Paints and solvents also give off greenhouse gases and less harmful types should be used where available.


Low energy bulbs use about one fifth of the electricity of an ordinary light bulb and last 8-10 times longer. You can save £50-60 over the life of the bulb making the initial extra cost very worthwhile. Fit them in hallways, living rooms and landings as a first priority then to the rest of the house. Use lower wattage bulbs where bright light is unnecessary and switch off lights when they are not needed. Light colours on walls and window frames reflect more light and reduce the need for lighting.

Ceiling downlighters use more energy than is required and when fitted upstairs create heat leakage points because the ceiling around them cannot be insulated.

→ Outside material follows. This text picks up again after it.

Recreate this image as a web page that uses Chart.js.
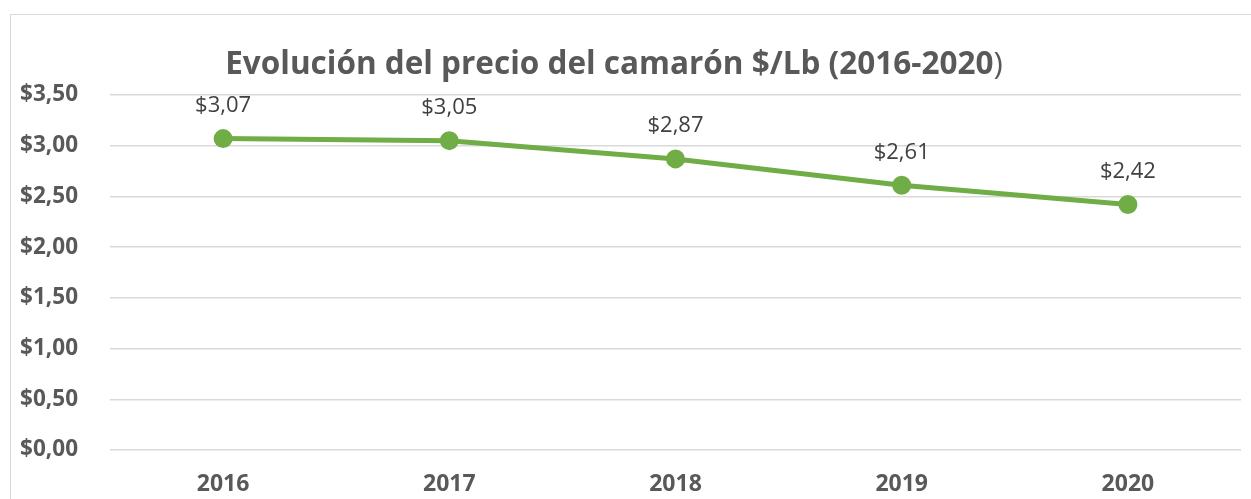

Open curtains during the day to benefit from the sun's heat and close them at sundown to help keep heat inside. Thick, lined curtains can reduce heat loss through a window but must not cover radiators.

Electric appliances

Energy labels tell you how efficient a new appliance is. By selecting an energy efficient model you will save on your bills and cause less pollution to the atmosphere.

Fridges and freezers should be sited away from sources of heat with space behind to let air circulate. They should be defrosted regularly to remain efficient. If the door seals aren't working or the door to the ice-making compartment is broken the fridge will leak energy. Old fridges must not be dumped but collected for the refrigerant gases to be extracted.

Use Washing machines on an economy setting; wait until you have a full load; don't pre-wash unless very dirty; 40c setting is hot enough for most washing.

Only use Tumble driers when you can't hang out washing; use extra spin before drying; never let machine vent inside the house.

Make sure the oven door of your cooker is sealed; use small rings for small pans; use lids; turn heat down once boiling; use toaster instead of grill.

Switch off the standby button on TVs, stereos etc. as they use 25% as much power on standby as in use.

Conserve your own body heat by wearing sufficient warm clothing when indoors rather than turning up the heating!